Something abt uS: I married the love of my life at 25, and thus began our journey together as a family. Documenting this blog so that we can remember the journeys we go thru together; surviving parenthood, infertility, teenagehood and many more..
Wednesday, October 31, 2018
Happy day!
I felt like a kid unleash on candyland. Probably bcoz I'm already on holiday mood. The village (minus joy) are going to HK this Sun; their first trip to Disneyland and I get to meet some of my friends whom I haven't met for yrs.
So thankful how this mth turned out. I know I was feeling Emo and unsure since I came back fr rio . And it was indeed a quiet October for almost 3 weeks. But certainly and surely the Lord has plans and not only did He provides , He does it in mega fashion. So grateful for all that He has provided, be it for my work; the protection on Grace and us on the car accident.. so many blessings; so many things to be thankful for.
I pray that more people will get to know my God and how he heals and protects; and how with Him, I have nothing to worry about.
You need to persevere so that when you have done the will of God, you will receive what he has promised.
Hebrews 10:36
Wednesday, October 24, 2018
Bible verse
Cast all your anxiety on him because he cares for you. 1 Peter 5:7 NIV https://bible.com/bible/111/1pe.5.7.NIV
Just as I needed this verse.. been emotionally eating consciously or unconsciously.. haiz... probably too stressed over the recent happenings.. Will just lean on Him and surrender all to the Lord..

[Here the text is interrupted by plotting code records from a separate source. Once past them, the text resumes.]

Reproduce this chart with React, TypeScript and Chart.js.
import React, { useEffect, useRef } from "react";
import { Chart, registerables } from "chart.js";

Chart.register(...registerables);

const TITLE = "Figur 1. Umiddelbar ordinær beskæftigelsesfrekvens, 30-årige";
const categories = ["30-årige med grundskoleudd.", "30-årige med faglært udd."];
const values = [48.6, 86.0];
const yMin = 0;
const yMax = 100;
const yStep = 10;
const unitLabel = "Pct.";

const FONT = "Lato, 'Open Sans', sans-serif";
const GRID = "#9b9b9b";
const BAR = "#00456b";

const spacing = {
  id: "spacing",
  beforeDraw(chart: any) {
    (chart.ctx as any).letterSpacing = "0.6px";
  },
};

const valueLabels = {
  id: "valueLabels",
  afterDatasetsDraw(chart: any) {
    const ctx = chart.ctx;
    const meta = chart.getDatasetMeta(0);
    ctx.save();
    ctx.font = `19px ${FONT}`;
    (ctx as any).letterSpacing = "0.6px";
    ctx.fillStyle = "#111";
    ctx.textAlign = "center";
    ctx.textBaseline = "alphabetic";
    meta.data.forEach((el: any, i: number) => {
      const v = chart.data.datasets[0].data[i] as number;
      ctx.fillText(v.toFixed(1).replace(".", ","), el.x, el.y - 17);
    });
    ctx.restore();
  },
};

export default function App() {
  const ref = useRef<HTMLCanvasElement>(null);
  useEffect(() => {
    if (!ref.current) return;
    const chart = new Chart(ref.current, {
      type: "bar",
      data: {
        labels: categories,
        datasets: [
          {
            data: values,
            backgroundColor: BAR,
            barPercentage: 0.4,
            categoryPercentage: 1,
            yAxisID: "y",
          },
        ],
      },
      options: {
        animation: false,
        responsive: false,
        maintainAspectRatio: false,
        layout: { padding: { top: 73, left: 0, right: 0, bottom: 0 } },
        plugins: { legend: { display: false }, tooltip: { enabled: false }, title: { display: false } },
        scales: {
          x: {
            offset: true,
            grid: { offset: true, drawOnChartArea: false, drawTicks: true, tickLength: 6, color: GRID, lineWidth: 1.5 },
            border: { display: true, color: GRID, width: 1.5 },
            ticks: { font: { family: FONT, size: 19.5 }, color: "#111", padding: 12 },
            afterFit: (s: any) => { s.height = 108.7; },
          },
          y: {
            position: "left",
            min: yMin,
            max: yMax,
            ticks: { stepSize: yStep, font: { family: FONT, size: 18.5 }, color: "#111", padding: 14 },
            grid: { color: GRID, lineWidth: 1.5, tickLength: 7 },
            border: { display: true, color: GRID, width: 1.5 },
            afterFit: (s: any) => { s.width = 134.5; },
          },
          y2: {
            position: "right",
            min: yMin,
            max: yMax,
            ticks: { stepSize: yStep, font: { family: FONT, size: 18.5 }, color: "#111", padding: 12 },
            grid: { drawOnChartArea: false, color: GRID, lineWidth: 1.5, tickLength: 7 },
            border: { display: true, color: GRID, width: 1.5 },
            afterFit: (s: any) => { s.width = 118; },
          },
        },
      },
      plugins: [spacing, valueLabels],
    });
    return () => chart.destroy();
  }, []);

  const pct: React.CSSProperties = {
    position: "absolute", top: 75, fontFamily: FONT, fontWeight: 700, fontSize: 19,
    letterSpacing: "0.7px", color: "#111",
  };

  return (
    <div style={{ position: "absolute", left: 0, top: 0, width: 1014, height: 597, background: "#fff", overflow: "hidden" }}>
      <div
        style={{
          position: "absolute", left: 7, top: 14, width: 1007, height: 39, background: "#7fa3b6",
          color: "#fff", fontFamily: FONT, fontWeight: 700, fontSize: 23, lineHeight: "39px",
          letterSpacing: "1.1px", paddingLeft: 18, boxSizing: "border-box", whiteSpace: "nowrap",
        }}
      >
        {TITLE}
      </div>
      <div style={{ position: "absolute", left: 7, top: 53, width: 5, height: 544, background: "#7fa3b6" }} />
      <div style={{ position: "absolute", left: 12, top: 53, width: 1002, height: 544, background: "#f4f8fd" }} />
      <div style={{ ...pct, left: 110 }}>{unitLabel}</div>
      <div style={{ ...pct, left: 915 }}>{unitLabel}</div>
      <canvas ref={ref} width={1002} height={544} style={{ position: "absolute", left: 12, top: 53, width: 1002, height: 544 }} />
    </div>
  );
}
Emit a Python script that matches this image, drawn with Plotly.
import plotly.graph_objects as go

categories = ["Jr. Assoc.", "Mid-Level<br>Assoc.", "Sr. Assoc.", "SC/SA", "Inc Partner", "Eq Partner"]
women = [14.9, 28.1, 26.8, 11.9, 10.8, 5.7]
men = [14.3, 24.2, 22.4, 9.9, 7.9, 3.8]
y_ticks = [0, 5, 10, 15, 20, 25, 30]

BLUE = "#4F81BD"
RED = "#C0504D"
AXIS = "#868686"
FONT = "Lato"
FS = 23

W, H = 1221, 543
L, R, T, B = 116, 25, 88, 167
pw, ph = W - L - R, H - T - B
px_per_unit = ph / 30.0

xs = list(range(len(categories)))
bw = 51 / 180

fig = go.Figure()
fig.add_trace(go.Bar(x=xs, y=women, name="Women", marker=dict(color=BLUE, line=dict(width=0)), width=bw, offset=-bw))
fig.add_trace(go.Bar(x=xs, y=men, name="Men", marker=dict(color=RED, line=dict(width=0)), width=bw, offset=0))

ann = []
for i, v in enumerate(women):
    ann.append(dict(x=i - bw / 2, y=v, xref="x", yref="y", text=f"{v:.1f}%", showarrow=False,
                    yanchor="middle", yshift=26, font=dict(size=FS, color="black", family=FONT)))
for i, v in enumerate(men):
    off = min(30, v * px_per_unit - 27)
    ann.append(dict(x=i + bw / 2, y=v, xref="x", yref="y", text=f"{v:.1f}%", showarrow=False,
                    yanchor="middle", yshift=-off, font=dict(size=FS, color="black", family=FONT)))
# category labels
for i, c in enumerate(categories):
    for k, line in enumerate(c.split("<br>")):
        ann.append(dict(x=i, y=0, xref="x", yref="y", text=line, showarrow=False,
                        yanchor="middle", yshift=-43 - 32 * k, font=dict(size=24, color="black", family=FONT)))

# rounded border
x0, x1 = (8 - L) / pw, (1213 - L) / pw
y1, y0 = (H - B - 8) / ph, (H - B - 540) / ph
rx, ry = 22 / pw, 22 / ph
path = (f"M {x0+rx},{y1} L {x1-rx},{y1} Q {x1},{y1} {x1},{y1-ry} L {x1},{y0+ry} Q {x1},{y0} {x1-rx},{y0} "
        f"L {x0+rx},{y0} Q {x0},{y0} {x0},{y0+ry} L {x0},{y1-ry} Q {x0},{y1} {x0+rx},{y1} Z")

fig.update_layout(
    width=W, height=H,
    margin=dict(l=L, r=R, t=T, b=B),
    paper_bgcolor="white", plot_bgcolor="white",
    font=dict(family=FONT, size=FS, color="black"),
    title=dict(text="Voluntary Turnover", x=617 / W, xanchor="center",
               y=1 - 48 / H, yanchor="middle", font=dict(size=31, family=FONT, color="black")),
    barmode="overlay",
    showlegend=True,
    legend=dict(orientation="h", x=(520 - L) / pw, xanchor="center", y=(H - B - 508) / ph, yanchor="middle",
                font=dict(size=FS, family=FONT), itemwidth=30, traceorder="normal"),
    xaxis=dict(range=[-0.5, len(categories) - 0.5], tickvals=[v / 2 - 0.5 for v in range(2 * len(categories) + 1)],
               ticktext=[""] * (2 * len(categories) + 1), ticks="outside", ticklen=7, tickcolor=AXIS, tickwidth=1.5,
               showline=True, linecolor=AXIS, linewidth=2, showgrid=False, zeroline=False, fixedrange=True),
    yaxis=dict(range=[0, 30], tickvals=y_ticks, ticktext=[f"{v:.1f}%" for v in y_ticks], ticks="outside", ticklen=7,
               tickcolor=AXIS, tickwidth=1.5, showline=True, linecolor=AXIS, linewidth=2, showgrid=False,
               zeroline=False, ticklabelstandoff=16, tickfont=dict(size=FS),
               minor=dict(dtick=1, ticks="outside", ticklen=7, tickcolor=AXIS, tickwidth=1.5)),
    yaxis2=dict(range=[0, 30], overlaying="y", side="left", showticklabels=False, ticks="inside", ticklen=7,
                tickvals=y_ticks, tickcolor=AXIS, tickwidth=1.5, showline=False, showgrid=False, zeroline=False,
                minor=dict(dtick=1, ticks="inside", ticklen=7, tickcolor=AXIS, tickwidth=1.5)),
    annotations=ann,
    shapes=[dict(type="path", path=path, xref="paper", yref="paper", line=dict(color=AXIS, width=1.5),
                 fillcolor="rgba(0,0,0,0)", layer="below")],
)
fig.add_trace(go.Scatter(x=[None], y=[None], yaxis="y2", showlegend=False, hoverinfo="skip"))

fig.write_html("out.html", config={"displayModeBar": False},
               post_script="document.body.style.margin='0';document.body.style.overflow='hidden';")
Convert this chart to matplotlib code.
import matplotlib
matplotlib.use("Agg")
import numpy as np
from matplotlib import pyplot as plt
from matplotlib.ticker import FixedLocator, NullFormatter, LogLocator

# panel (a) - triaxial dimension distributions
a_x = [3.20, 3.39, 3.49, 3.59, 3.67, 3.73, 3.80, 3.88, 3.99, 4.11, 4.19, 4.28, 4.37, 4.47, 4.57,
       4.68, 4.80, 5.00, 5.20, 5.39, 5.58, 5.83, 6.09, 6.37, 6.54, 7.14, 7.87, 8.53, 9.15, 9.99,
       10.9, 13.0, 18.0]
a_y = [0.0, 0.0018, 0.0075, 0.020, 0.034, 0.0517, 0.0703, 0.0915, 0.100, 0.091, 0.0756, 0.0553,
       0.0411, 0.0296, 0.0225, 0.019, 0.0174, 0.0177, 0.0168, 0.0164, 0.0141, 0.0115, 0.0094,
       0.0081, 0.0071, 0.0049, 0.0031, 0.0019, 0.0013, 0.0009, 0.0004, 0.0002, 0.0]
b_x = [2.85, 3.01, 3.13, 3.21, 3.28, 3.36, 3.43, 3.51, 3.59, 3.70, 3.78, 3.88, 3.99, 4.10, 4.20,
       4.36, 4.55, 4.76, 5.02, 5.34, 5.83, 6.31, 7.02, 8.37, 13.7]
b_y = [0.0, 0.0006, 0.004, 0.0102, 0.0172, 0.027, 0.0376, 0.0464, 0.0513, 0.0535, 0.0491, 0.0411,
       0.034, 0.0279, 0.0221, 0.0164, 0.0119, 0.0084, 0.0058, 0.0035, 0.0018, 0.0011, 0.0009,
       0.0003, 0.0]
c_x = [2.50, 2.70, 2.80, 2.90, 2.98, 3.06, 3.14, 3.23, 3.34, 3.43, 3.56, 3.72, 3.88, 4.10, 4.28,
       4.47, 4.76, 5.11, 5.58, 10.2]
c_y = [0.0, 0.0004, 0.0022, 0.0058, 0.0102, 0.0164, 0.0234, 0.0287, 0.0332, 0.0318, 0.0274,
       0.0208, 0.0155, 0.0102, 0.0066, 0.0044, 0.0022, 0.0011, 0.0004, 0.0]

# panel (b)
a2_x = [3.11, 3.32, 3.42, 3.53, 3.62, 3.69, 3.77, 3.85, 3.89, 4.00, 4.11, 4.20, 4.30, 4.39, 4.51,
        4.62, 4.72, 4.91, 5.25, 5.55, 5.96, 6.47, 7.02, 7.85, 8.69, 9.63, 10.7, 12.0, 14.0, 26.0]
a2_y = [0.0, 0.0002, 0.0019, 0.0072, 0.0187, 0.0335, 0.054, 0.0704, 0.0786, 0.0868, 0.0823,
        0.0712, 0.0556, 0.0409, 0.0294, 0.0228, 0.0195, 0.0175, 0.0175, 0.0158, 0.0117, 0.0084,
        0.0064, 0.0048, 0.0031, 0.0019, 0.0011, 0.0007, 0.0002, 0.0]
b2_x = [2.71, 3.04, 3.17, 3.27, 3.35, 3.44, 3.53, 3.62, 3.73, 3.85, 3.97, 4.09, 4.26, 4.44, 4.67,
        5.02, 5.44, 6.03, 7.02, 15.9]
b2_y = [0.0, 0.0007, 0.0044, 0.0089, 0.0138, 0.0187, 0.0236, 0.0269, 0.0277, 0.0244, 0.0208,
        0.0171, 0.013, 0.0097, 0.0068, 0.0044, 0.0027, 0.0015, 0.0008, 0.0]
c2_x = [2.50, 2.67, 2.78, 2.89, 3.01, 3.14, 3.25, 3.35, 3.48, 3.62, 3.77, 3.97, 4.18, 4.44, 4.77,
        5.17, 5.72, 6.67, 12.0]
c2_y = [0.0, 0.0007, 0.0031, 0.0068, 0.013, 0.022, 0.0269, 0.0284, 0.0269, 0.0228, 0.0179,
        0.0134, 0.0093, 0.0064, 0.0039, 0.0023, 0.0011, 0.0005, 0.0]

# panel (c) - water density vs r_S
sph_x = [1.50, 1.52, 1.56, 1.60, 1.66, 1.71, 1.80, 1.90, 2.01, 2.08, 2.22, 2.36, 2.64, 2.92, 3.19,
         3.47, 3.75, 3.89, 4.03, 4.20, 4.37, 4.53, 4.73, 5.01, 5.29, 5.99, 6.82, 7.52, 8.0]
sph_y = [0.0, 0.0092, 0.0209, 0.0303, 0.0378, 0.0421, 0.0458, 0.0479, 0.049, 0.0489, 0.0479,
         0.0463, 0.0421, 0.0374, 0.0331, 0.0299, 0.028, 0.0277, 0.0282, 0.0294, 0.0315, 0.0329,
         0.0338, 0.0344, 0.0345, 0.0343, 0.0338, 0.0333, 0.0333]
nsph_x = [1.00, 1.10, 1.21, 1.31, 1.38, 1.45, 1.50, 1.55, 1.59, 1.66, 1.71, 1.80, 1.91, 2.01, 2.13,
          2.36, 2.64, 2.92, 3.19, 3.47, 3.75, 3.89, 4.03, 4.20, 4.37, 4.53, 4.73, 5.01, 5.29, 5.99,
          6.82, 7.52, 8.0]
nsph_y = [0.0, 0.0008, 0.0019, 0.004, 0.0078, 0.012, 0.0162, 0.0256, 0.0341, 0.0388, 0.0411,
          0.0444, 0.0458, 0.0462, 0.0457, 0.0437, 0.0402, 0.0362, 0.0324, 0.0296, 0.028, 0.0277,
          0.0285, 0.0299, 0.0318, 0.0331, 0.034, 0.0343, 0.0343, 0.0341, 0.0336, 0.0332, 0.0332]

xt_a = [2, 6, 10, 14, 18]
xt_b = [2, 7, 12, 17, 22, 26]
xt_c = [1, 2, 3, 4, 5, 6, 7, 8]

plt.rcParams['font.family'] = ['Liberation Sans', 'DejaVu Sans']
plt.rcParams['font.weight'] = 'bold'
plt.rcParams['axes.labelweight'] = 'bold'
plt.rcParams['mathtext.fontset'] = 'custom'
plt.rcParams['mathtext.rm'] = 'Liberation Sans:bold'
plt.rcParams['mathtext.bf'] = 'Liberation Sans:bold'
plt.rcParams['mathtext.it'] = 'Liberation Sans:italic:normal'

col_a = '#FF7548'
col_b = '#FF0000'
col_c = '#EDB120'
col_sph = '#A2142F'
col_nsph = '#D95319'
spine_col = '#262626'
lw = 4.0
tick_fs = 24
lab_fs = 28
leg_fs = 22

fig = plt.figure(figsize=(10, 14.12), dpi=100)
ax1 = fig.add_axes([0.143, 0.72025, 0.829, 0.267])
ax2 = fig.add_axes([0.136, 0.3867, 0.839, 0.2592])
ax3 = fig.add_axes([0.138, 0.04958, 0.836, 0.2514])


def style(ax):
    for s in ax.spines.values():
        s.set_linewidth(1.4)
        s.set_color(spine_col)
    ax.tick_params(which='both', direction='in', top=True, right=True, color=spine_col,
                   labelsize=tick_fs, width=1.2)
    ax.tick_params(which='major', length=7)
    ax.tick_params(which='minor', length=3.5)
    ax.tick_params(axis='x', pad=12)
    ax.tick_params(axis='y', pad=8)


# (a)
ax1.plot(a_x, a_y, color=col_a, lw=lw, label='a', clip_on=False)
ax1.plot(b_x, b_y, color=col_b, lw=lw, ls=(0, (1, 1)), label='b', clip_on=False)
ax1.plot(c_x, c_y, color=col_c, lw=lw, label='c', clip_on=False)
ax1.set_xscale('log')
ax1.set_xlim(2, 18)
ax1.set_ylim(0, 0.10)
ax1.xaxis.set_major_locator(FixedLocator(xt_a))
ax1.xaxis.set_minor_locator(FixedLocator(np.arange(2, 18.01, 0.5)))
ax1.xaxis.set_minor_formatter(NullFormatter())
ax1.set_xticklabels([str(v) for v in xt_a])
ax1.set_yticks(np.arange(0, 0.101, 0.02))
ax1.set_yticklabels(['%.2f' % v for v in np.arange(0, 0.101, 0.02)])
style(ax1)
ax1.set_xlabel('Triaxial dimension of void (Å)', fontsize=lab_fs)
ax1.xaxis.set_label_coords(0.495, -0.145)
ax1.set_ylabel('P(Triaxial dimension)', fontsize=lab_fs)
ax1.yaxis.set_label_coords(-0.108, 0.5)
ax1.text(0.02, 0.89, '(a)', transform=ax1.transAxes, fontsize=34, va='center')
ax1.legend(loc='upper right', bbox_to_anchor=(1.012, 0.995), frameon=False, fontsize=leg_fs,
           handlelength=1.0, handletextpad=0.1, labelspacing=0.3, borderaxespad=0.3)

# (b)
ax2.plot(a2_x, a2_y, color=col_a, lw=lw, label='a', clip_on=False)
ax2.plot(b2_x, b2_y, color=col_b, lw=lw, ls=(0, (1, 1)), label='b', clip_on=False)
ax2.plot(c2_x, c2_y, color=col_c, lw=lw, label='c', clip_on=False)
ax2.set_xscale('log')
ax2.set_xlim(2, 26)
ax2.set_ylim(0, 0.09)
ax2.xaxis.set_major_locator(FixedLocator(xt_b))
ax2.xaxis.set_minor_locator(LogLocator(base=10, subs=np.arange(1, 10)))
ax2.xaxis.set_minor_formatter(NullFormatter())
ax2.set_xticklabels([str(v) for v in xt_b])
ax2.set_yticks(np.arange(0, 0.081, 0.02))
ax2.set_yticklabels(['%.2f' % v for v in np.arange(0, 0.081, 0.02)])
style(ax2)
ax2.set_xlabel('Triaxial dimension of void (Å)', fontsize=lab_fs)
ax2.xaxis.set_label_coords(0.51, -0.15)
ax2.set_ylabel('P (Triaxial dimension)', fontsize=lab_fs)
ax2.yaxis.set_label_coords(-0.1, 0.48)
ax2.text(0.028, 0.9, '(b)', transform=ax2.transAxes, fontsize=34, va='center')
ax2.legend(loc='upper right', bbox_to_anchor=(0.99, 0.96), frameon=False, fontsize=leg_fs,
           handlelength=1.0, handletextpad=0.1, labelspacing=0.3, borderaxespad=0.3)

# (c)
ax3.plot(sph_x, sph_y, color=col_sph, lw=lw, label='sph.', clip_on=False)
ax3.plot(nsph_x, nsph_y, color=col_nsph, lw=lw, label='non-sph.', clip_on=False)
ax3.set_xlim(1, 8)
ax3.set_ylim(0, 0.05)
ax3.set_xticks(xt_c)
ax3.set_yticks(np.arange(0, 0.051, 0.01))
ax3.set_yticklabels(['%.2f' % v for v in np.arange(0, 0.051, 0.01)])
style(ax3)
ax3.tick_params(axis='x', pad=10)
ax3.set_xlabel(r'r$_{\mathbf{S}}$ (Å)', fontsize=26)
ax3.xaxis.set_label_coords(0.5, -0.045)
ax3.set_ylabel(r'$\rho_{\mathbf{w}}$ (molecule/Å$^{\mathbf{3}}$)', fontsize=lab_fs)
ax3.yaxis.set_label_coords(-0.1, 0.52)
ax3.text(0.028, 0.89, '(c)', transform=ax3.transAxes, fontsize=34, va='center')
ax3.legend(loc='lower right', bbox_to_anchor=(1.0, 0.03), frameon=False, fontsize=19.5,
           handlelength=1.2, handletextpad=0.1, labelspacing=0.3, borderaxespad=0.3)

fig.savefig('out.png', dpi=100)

Saturday, October 20, 2018
An unforgetttabe experience.
That was the msg I send to my cg and joleen minutes after the air bag punched into my face and smell of "fireworks" filled the car.
We were on our way to church when it happened. The last I remember was using mr choo hp and trying to click some credit card promo and the next thing I knew was both air bags were released n joy was crying in pain.
We were the 3rd car in a chain collision. Not too sure what happened as all the Things happened too fast.
We weren't traveling v fast as the right lane was closed for gardening. Hadn't had the chance to go back to see the video.
The paramedics came and attended to us. Joy and I had minor cuts and bruises. Went to SKGH for more assessment and was discharged 4 hrs later. The pain and aftermath shock would probably come later.
Joy is still in shock. After all, this is her first car accident.
Looking at how damaged the car is, I can only thank God for his protection on the 3 of us. There are so many things to be thankful for:
1) twins are at my mum's place at time of incident
2) beside the minor cuts and wounds that Joy and I suffered, we seem otherwise Okie.
3) we didn't wait for a long time at SKGH. In fact, Joy was the only kid at PAED. She said 3 doctors and 2 nurses assessed her. I wasn't with her when we reached the hosp as all 3 of us went to different depts to be taken care of.
4) Joy had 6 stitches on her chin. But that was it. Thankfully not on her face or eyes.
5) all 3 of us were belted. Otherwise she probably would have flung out from the impact.
6) thank God for seat belts and air bag.
God protected us from any major injuries. In fact we could walk over to compass one to get Koi for Joy (hopefully that will relieve her traumatic experience) and took a cab to my mom's place after that.
As much as I shudder to think what s going to happen to the car and the possible huge claims coming up, I need to remind myself that thankfully no one was hurt (major). Not the other car ; nor us. Thank God for his protection and covering. Praying that Joy will be able to sleep tonight.
She still try to smile just so that her grandma won't be worried. Thank God for her maturity.
Sunday, October 14, 2018
Bible verse
For I know the plans I have for you,” declares the Lord , “plans to prosper you and not to harm you, plans to give you hope and a future. Jeremiah 29:11 NIV https://bible.com/bible/111/jer.29.11.NIV
This verse came in handy, at a time when I'm trying not to panic in the midst of the drought, to relax and enjoy the serenity. That even though the cases are not coming in, that even when it seems that I have no one else to meet. It is Okie. Coz if this meant the end; that the people I needed to help has all been settled, then Yes, I will accept it. If not, then I too will gladly accept the break, the time to be home for dinners with the family ; to bring the kids out for a slow breakfast before heading to work.. yes, I can enjoy this. After all, everything is in His plans. I will surrender all to Him and take things at His pace.